— BEGIN Data block —

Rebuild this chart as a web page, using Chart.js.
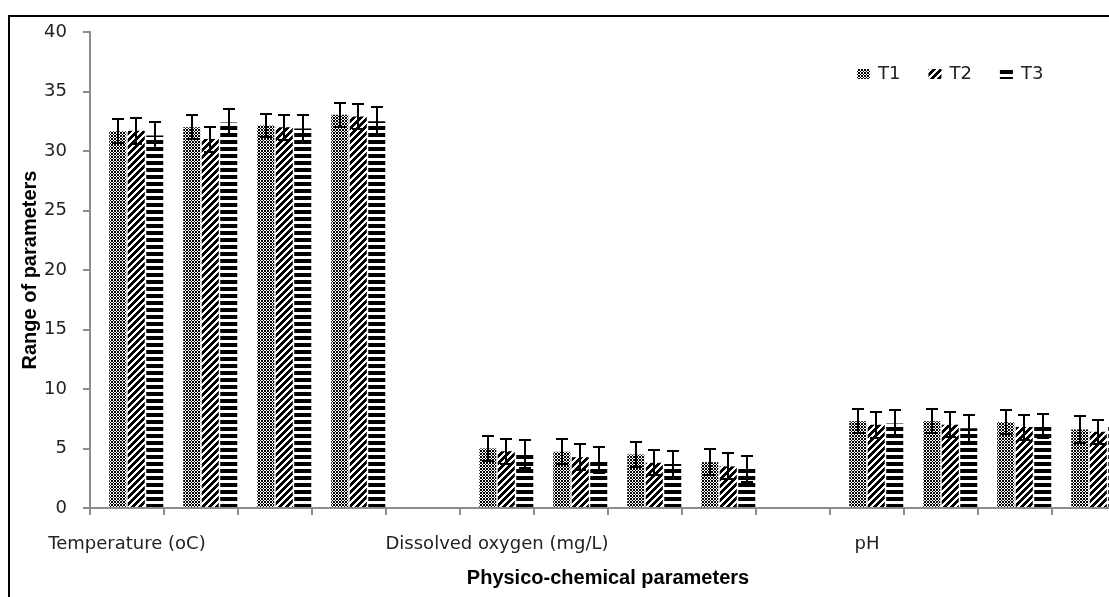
<!DOCTYPE html>
<html>
<head>
<meta charset="utf-8">
<script src="https://cdn.jsdelivr.net/npm/chart.js@4.4.1/dist/chart.umd.min.js"></script>
<style>
  html, body { margin: 0; padding: 0; background: #fff; overflow: hidden; }
  #frame { position: relative; width: 1109px; height: 597px; overflow: hidden; background: #fff; }
  #edge { position: absolute; left: 8px; top: 15px; width: 1400px; height: 900px; border: 2px solid #000; box-sizing: border-box; }
  #c { position: absolute; left: 0; top: 0; }
</style>
</head>
<body>
<div id="frame">
  <div id="edge"></div>
  <canvas id="c" width="1140" height="597"></canvas>
</div>
<script>
// Categories: four sampling groups per parameter, with an empty slot between parameters
const categories = [
  'Temperature (oC)', '', '', '', '',
  'Dissolved oxygen (mg/L)', '', '', '', '',
  'pH', '', '', ''
];

// Mean values per treatment
const t1Values = [31.65, 32.0, 32.15, 33.05, null, 5.0, 4.72, 4.5, 3.85, null, 7.3, 7.3, 7.2, 6.6];
const t2Values = [31.7, 31.0, 32.0, 32.9, null, 4.77, 4.27, 3.8, 3.5, null, 7.0, 7.0, 6.8, 6.4];
const t3Values = [31.3, 32.4, 31.9, 32.5, null, 4.55, 4.0, 3.7, 3.3, null, 7.1, 6.7, 6.9, 6.9];

// Error bar half-lengths per treatment
const t1Errors = [1.0, 1.0, 1.0, 1.0, null, 1.03, 1.04, 1.06, 1.1, null, 1.03, 1.03, 1.0, 1.15];
const t2Errors = [1.1, 1.05, 1.05, 1.05, null, 1.07, 1.07, 1.06, 1.08, null, 1.1, 1.05, 1.05, 1.0];
const t3Errors = [1.15, 1.1, 1.15, 1.2, null, 1.2, 1.1, 1.1, 1.1, null, 1.1, 1.15, 1.0, 1.1];

// Unused first series column (keeps the bars in the right three quarters of each slot)
const blankSeries = [null, null, null, null, null, null, null, null, null, null, null, null, null, null];

const seriesNames = ['T1', 'T2', 'T3'];
const yTicks = [0, 5, 10, 15, 20, 25, 30, 35, 40];

const canvas = document.getElementById('c');
const ctx = canvas.getContext('2d');

function makePattern(w, h, ink) {
  const c = document.createElement('canvas');
  c.width = w; c.height = h;
  const g = c.getContext('2d');
  g.fillStyle = '#ffffff';
  g.fillRect(0, 0, w, h);
  g.fillStyle = '#000000';
  for (let i = 0; i < w; i++) {
    for (let j = 0; j < h; j++) {
      if (ink(i, j)) g.fillRect(i, j, 1, 1);
    }
  }
  return ctx.createPattern(c, 'repeat');
}

// Fine dotted grid, wide upward diagonal, wide horizontal stripes
const fillT1 = makePattern(3, 3, (i, j) => (i < 2 && j < 2) || (i === 2 && j === 2));
const fillT2 = makePattern(7, 7, (i, j) => ((i + j) % 7) < 4);
const fillT3 = makePattern(1, 7, (i, j) => j < 4);

const errorSets = { T1: t1Errors, T2: t2Errors, T3: t3Errors };

const errorBarPlugin = {
  id: 'errorBars',
  afterDatasetsDraw(chart) {
    const g = chart.ctx;
    const y = chart.scales.y;
    g.save();
    g.strokeStyle = '#000';
    g.lineWidth = 2;
    chart.data.datasets.forEach((ds, di) => {
      const errs = errorSets[ds.label];
      if (!errs) return;
      const meta = chart.getDatasetMeta(di);
      meta.data.forEach((bar, i) => {
        const v = ds.data[i];
        const e = errs[i];
        if (v == null || e == null) return;
        const x = Math.round(bar.x);
        const yt = Math.round(y.getPixelForValue(v + e));
        const yb = Math.round(y.getPixelForValue(v - e));
        const cap = 6;
        g.beginPath();
        g.moveTo(x, yt); g.lineTo(x, yb);
        g.moveTo(x - cap, yt); g.lineTo(x + cap, yt);
        g.moveTo(x - cap, yb); g.lineTo(x + cap, yb);
        g.stroke();
      });
    });
    g.restore();
  }
};

const legendPlugin = {
  id: 'insideLegend',
  afterDraw(chart) {
    const g = chart.ctx;
    g.save();
    g.font = '18px "DejaVu Sans"';
    g.textBaseline = 'middle';
    g.textAlign = 'left';
    let x = 857;
    const yMid = 74;
    chart.data.datasets.forEach(ds => {
      if (!ds.label) return;
      g.fillStyle = ds.backgroundColor;
      g.fillRect(x, yMid - 5, 13, 10);
      g.fillStyle = '#222';
      g.fillText(ds.label, x + 21, yMid);
      x += 21 + g.measureText(ds.label).width + 28;
    });
    g.restore();
  }
};

const axisGray = '#8c8c8c';
const labelFont = { family: '"DejaVu Sans"', size: 18 };
const titleFont = { family: '"Liberation Sans"', size: 20, weight: 'bold' };

new Chart(ctx, {
  type: 'bar',
  data: {
    labels: categories,
    datasets: [
      { label: '', data: blankSeries, backgroundColor: 'rgba(0,0,0,0)' },
      { label: seriesNames[0], data: t1Values, backgroundColor: fillT1 },
      { label: seriesNames[1], data: t2Values, backgroundColor: fillT2 },
      { label: seriesNames[2], data: t3Values, backgroundColor: fillT3 }
    ]
  },
  options: {
    responsive: false,
    animation: false,
    layout: { padding: { left: 0, top: 32, right: 14, bottom: 0 } },
    datasets: { bar: { categoryPercentage: 1.0, barPercentage: 0.92 } },
    plugins: { legend: { display: false }, tooltip: { enabled: false } },
    scales: {
      x: {
        grid: { offset: true, drawOnChartArea: false, drawTicks: true, tickLength: 7, color: axisGray, lineWidth: 2 },
        border: { color: axisGray, width: 2 },
        ticks: { autoSkip: false, maxRotation: 0, minRotation: 0, padding: 19, font: labelFont, color: '#222' },
        title: { display: true, text: 'Physico-chemical parameters', font: titleFont, color: '#000', padding: { top: 0, bottom: 7 } },
        afterFit(scale) { scale.height = 89; }
      },
      y: {
        min: yTicks[0],
        max: yTicks[yTicks.length - 1],
        afterBuildTicks(scale) { scale.ticks = yTicks.map(v => ({ value: v })); },
        grid: { drawOnChartArea: false, drawTicks: true, tickLength: 7, color: axisGray, lineWidth: 2 },
        border: { color: axisGray, width: 2 },
        ticks: { padding: 16, font: labelFont, color: '#222' },
        title: { display: true, text: 'Range of parameters', font: titleFont, color: '#000', padding: { top: 18, bottom: 0 } },
        afterFit(scale) { scale.width = 90; }
      }
    }
  },
  plugins: [errorBarPlugin, legendPlugin]
});
</script>
</body>
</html>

— END Data block —

*The exercise:* Every line is to be duplicated exactly, though pictures stay out.

*The response:*
Rebuild this chart as a web page, using Chart.js.
<!DOCTYPE html>
<html>
<head>
<meta charset="utf-8">
<script src="https://cdn.jsdelivr.net/npm/chart.js@4.4.1/dist/chart.umd.min.js"></script>
<style>
  html, body { margin: 0; padding: 0; background: #fff; overflow: hidden; }
  #frame { position: relative; width: 1109px; height: 597px; overflow: hidden; background: #fff; }
  #edge { position: absolute; left: 8px; top: 15px; width: 1400px; height: 900px; border: 2px solid #000; box-sizing: border-box; }
  #c { position: absolute; left: 0; top: 0; }
</style>
</head>
<body>
<div id="frame">
  <div id="edge"></div>
  <canvas id="c" width="1140" height="597"></canvas>
</div>
<script>
// Categories: four sampling groups per parameter, with an empty slot between parameters
const categories = [
  'Temperature (oC)', '', '', '', '',
  'Dissolved oxygen (mg/L)', '', '', '', '',
  'pH', '', '', ''
];

// Mean values per treatment
const t1Values = [31.65, 32.0, 32.15, 33.05, null, 5.0, 4.72, 4.5, 3.85, null, 7.3, 7.3, 7.2, 6.6];
const t2Values = [31.7, 31.0, 32.0, 32.9, null, 4.77, 4.27, 3.8, 3.5, null, 7.0, 7.0, 6.8, 6.4];
const t3Values = [31.3, 32.4, 31.9, 32.5, null, 4.55, 4.0, 3.7, 3.3, null, 7.1, 6.7, 6.9, 6.9];

// Error bar half-lengths per treatment
const t1Errors = [1.0, 1.0, 1.0, 1.0, null, 1.03, 1.04, 1.06, 1.1, null, 1.03, 1.03, 1.0, 1.15];
const t2Errors = [1.1, 1.05, 1.05, 1.05, null, 1.07, 1.07, 1.06, 1.08, null, 1.1, 1.05, 1.05, 1.0];
const t3Errors = [1.15, 1.1, 1.15, 1.2, null, 1.2, 1.1, 1.1, 1.1, null, 1.1, 1.15, 1.0, 1.1];

// Unused first series column (keeps the bars in the right three quarters of each slot)
const blankSeries = [null, null, null, null, null, null, null, null, null, null, null, null, null, null];

const seriesNames = ['T1', 'T2', 'T3'];
const yTicks = [0, 5, 10, 15, 20, 25, 30, 35, 40];

const canvas = document.getElementById('c');
const ctx = canvas.getContext('2d');

function makePattern(w, h, ink) {
  const c = document.createElement('canvas');
  c.width = w; c.height = h;
  const g = c.getContext('2d');
  g.fillStyle = '#ffffff';
  g.fillRect(0, 0, w, h);
  g.fillStyle = '#000000';
  for (let i = 0; i < w; i++) {
    for (let j = 0; j < h; j++) {
      if (ink(i, j)) g.fillRect(i, j, 1, 1);
    }
  }
  return ctx.createPattern(c, 'repeat');
}

// Fine dotted grid, wide upward diagonal, wide horizontal stripes
const fillT1 = makePattern(3, 3, (i, j) => (i < 2 && j < 2) || (i === 2 && j === 2));
const fillT2 = makePattern(7, 7, (i, j) => ((i + j) % 7) < 4);
const fillT3 = makePattern(1, 7, (i, j) => j < 4);

const errorSets = { T1: t1Errors, T2: t2Errors, T3: t3Errors };

const errorBarPlugin = {
  id: 'errorBars',
  afterDatasetsDraw(chart) {
    const g = chart.ctx;
    const y = chart.scales.y;
    g.save();
    g.strokeStyle = '#000';
    g.lineWidth = 2;
    chart.data.datasets.forEach((ds, di) => {
      const errs = errorSets[ds.label];
      if (!errs) return;
      const meta = chart.getDatasetMeta(di);
      meta.data.forEach((bar, i) => {
        const v = ds.data[i];
        const e = errs[i];
        if (v == null || e == null) return;
        const x = Math.round(bar.x);
        const yt = Math.round(y.getPixelForValue(v + e));
        const yb = Math.round(y.getPixelForValue(v - e));
        const cap = 6;
        g.beginPath();
        g.moveTo(x, yt); g.lineTo(x, yb);
        g.moveTo(x - cap, yt); g.lineTo(x + cap, yt);
        g.moveTo(x - cap, yb); g.lineTo(x + cap, yb);
        g.stroke();
      });
    });
    g.restore();
  }
};

const legendPlugin = {
  id: 'insideLegend',
  afterDraw(chart) {
    const g = chart.ctx;
    g.save();
    g.font = '18px "DejaVu Sans"';
    g.textBaseline = 'middle';
    g.textAlign = 'left';
    let x = 857;
    const yMid = 74;
    chart.data.datasets.forEach(ds => {
      if (!ds.label) return;
      g.fillStyle = ds.backgroundColor;
      g.fillRect(x, yMid - 5, 13, 10);
      g.fillStyle = '#222';
      g.fillText(ds.label, x + 21, yMid);
      x += 21 + g.measureText(ds.label).width + 28;
    });
    g.restore();
  }
};

const axisGray = '#8c8c8c';
const labelFont = { family: '"DejaVu Sans"', size: 18 };
const titleFont = { family: '"Liberation Sans"', size: 20, weight: 'bold' };

new Chart(ctx, {
  type: 'bar',
  data: {
    labels: categories,
    datasets: [
      { label: '', data: blankSeries, backgroundColor: 'rgba(0,0,0,0)' },
      { label: seriesNames[0], data: t1Values, backgroundColor: fillT1 },
      { label: seriesNames[1], data: t2Values, backgroundColor: fillT2 },
      { label: seriesNames[2], data: t3Values, backgroundColor: fillT3 }
    ]
  },
  options: {
    responsive: false,
    animation: false,
    layout: { padding: { left: 0, top: 32, right: 14, bottom: 0 } },
    datasets: { bar: { categoryPercentage: 1.0, barPercentage: 0.92 } },
    plugins: { legend: { display: false }, tooltip: { enabled: false } },
    scales: {
      x: {
        grid: { offset: true, drawOnChartArea: false, drawTicks: true, tickLength: 7, color: axisGray, lineWidth: 2 },
        border: { color: axisGray, width: 2 },
        ticks: { autoSkip: false, maxRotation: 0, minRotation: 0, padding: 19, font: labelFont, color: '#222' },
        title: { display: true, text: 'Physico-chemical parameters', font: titleFont, color: '#000', padding: { top: 0, bottom: 7 } },
        afterFit(scale) { scale.height = 89; }
      },
      y: {
        min: yTicks[0],
        max: yTicks[yTicks.length - 1],
        afterBuildTicks(scale) { scale.ticks = yTicks.map(v => ({ value: v })); },
        grid: { drawOnChartArea: false, drawTicks: true, tickLength: 7, color: axisGray, lineWidth: 2 },
        border: { color: axisGray, width: 2 },
        ticks: { padding: 16, font: labelFont, color: '#222' },
        title: { display: true, text: 'Range of parameters', font: titleFont, color: '#000', padding: { top: 18, bottom: 0 } },
        afterFit(scale) { scale.width = 90; }
      }
    }
  },
  plugins: [errorBarPlugin, legendPlugin]
});
</script>
</body>
</html>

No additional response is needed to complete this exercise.